After a sharp drop at the start of the session, European stock markets trimmed intraday losses but remained on the defensive on Monday. Equities dipped to three-week lows as coronavirus-related concerns picked up again. More than 20 U.S. states are seeing a pick-up in cases while China also reports spreading which fueled worries about the resurgence of the pandemic and the outlook for the economic recovery.
China released industrial production and retail sales data for May, with both reports pointed to worse-then-expected results. Elsewhere, the European Commission president Ursula von der Leyen said they are ready to intensify talks with the UK and inject fresh momentum into negotiations. Talks with UK prime minister Boris Johnson are due later today.
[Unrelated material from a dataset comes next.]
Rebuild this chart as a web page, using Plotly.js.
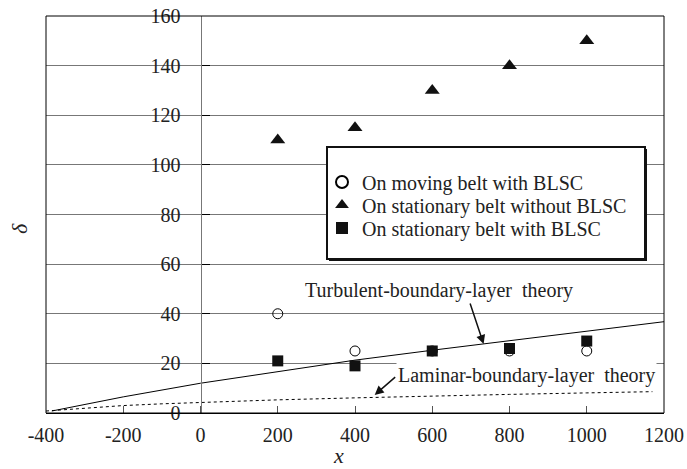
<!DOCTYPE html>
<html>
<head>
<meta charset="utf-8">
<script src="https://cdn.plot.ly/plotly-3.0.1.min.js"></script>
<style>html,body{margin:0;padding:0;background:#fff;}#chart{width:687px;height:469px;}</style>
</head>
<body>
<div id="chart"></div>
<script>
// Measured data
const xPos = [200, 400, 600, 800, 1000];
const movingWithBLSC = [40, 25, 25, 25, 25];
const stationaryWithoutBLSC = [110, 115, 130, 140, 150];
const stationaryWithBLSC = [21, 19, 25, 26, 29];

// Theory curves
const turbX = [-385, -200, 0, 200, 400, 600, 800, 1000, 1200];
const turbY = [0.8, 6.5, 12, 16.8, 21.3, 25.3, 29.2, 33, 36.8];
const lamX = [-400, -300, -200, -100, 0, 200, 400, 600, 800, 1000, 1170];
const lamY = [0.8, 2.0, 3.0, 3.7, 4.3, 5.3, 6.1, 6.9, 7.5, 8.1, 8.6];

const legendNames = ['On moving belt with BLSC', 'On stationary belt without BLSC', 'On stationary belt with BLSC'];
const xTicks = [-400, -200, 0, 200, 400, 600, 800, 1000, 1200];
const yTicks = [0, 20, 40, 60, 80, 100, 120, 140, 160];
const turbLabel = 'Turbulent-boundary-layer&nbsp; theory';
const lamLabel = 'Laminar-boundary-layer&nbsp; theory';

const FONT = 'Liberation Serif, Times New Roman, serif';
const FS = 20;

const traces = [
  {x: turbX, y: turbY, mode: 'lines', line: {color: '#000', width: 1}, showlegend: false, hoverinfo: 'skip'},
  {x: lamX, y: lamY, mode: 'lines', xaxis: 'x2', yaxis: 'y2', line: {color: '#000', width: 1, dash: 'dot'}, showlegend: false, hoverinfo: 'skip'},
  {x: xPos, y: movingWithBLSC, name: legendNames[0], mode: 'markers', legend: 'legend',
   marker: {symbol: 'circle-open', size: 10, color: '#000', line: {width: 1, color: '#000'}}},
  {x: xPos, y: stationaryWithoutBLSC, name: legendNames[1], mode: 'markers', legend: 'legend2',
   marker: {symbol: 'triangle-up', size: 13, color: '#111'}},
  {x: xPos, y: stationaryWithBLSC, name: legendNames[2], mode: 'markers', legend: 'legend3',
   marker: {symbol: 'square', size: 11, color: '#111'}}
];

const W = 618, H = 397;
function legendAt(cy) {
  return {
    x: (322 - 46) / W, y: (413 - cy) / H, xanchor: 'left', yanchor: 'middle',
    bgcolor: 'rgba(0,0,0,0)', borderwidth: 0,
    font: {family: FONT, size: FS, color: '#222'}, itemsizing: 'constant'
  };
}
const layout = {
  width: 687, height: 469,
  margin: {l: 46, r: 23, t: 16, b: 56},
  paper_bgcolor: '#fff', plot_bgcolor: '#fff',
  font: {family: FONT, size: FS, color: '#222'},
  // labelled axes (transparent outside ticks push the labels off the lines)
  xaxis: {
    range: [-400, 1200], tickvals: xTicks, ticktext: xTicks.map(String),
    showgrid: false, zeroline: false, showline: true, linecolor: '#000', linewidth: 1,
    ticks: 'outside', ticklen: 4, tickcolor: 'rgba(0,0,0,0)', tickfont: {family: FONT, size: FS, color: '#222'},
    fixedrange: true
  },
  yaxis: {
    range: [0, 160], tickvals: yTicks, ticktext: yTicks.map(String),
    anchor: 'free', position: 0.25, side: 'left',
    showgrid: true, gridcolor: '#777', gridwidth: 1, zeroline: false,
    showline: true, linecolor: '#777', linewidth: 1,
    ticks: 'outside', ticklen: 16, tickcolor: 'rgba(0,0,0,0)', tickfont: {family: FONT, size: FS, color: '#222'},
    fixedrange: true
  },
  // overlay axes that draw the short inside tick marks
  xaxis2: {
    range: [-400, 1200], tickvals: xTicks, overlaying: 'x', anchor: 'y2',
    showgrid: false, zeroline: false, showline: false, showticklabels: false,
    ticks: 'inside', ticklen: 7, tickcolor: '#555', fixedrange: true
  },
  yaxis2: {
    range: [0, 160], tickvals: yTicks, overlaying: 'y', anchor: 'free', position: 0.25, side: 'left',
    showgrid: false, zeroline: false, showline: false, showticklabels: false,
    ticks: 'inside', ticklen: 8, tickcolor: '#000', fixedrange: true
  },
  showlegend: true,
  legend: legendAt(182),
  legend2: legendAt(205),
  legend3: legendAt(228),
  shapes: [
    {type: 'rect', xref: 'paper', yref: 'paper', x0: 0, x1: 1, y0: 0, y1: 1,
     line: {color: '#000', width: 1}, fillcolor: 'rgba(0,0,0,0)', layer: 'above'},
    {type: 'rect', xref: 'paper', yref: 'paper',
     x0: (329 - 46) / W, x1: (647 - 46) / W, y0: (413 - 261) / H, y1: (413 - 149) / H,
     line: {color: '#111', width: 0}, fillcolor: '#111', layer: 'above'},
    {type: 'rect', xref: 'paper', yref: 'paper',
     x0: (327 - 46) / W, x1: (645 - 46) / W, y0: (413 - 259) / H, y1: (413 - 147) / H,
     line: {color: '#111', width: 2}, fillcolor: '#fff', layer: 'above'}
  ],
  annotations: [
    {xref: 'paper', yref: 'paper', x: (338 - 46) / W, y: (413 - 455) / H, text: '<i>x</i>',
     showarrow: false, font: {family: FONT, size: 22, color: '#222'}, xanchor: 'center', yanchor: 'middle'},
    {xref: 'paper', yref: 'paper', x: (20 - 46) / W, y: (413 - 229) / H, text: '<i>δ</i>',
     showarrow: false, textangle: -90, font: {family: FONT, size: 22, color: '#222'}, xanchor: 'center', yanchor: 'middle'},
    {xref: 'paper', yref: 'paper', x: (303 - 46) / W, y: (413 - 290) / H, text: turbLabel,
     showarrow: false, font: {family: FONT, size: FS, color: '#222'}, xanchor: 'left', yanchor: 'middle', bgcolor: '#fff'},
    {xref: 'paper', yref: 'paper', x: (396 - 46) / W, y: (413 - 375) / H, text: lamLabel,
     showarrow: false, font: {family: FONT, size: FS, color: '#222'}, xanchor: 'left', yanchor: 'middle', bgcolor: '#fff'},
    {x: 733, y: 27.8, xref: 'x', yref: 'y', text: '', showarrow: true, ax: -14, ay: -42,
     arrowhead: 2, arrowsize: 1.2, arrowwidth: 1.5, arrowcolor: '#111', standoff: 0},
    {x: 451, y: 7.3, xref: 'x', yref: 'y', text: '', showarrow: true, ax: 22, ay: -19,
     arrowhead: 2, arrowsize: 1.2, arrowwidth: 1.5, arrowcolor: '#111', standoff: 0}
  ]
};

Plotly.newPlot('chart', traces, layout, {displayModeBar: false, staticPlot: true});
</script>
</body>
</html>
Against this backdrop, the UK’s FTSE 100 sheds 1.05% to 6,040. Italy’s FTSE MIB edges lower by 0.83 percent to 18,732, France’s CAC 40 loses 1.27 percent to 4,777, while German DAX 30 declines by 1.36 percent to 11,786. After decent gains witnessed on Friday, U.S. stock index futures slide as worries about a potential second wave of coronavirus led to deepening concerns over the global economy.
In currencies, the dollar is little changed against major counterparts. Earlier in the day, the greenback was boosted by safe-haven demand but as risk aversion has abated somehow, the movements in currency markets turned muted. EURUSD continues to hold above the 1.12 support zone, with the immediate resistance coming around 1.1270. the pair needs to make a decisive break above this level in order to regain the 1.13 handle in the short term. On the downside, the technical picture remains neutral as long as the prices stay above the mentioned 1.12 area. For now, it looks like the common currency struggles for direction after a two-day bearish correction witnessed late last week.
In the oil market, bullish attempts in Brent are being capped by the 100-DMA around $38.70. earlier in the day, the futures dipped to $37.20 but managed to bounce partially and even turned slightly higher on the day as risk aversion has abated somehow. Anyway, downside risks continue to persist, and chances for a decisive break above the $40 handle are fairly low at this stage, especially considering the resurgent concerns over the coronavirus pandemic. On the downside, the prices need to hold above the $37 handle in order to avoid deeper losses.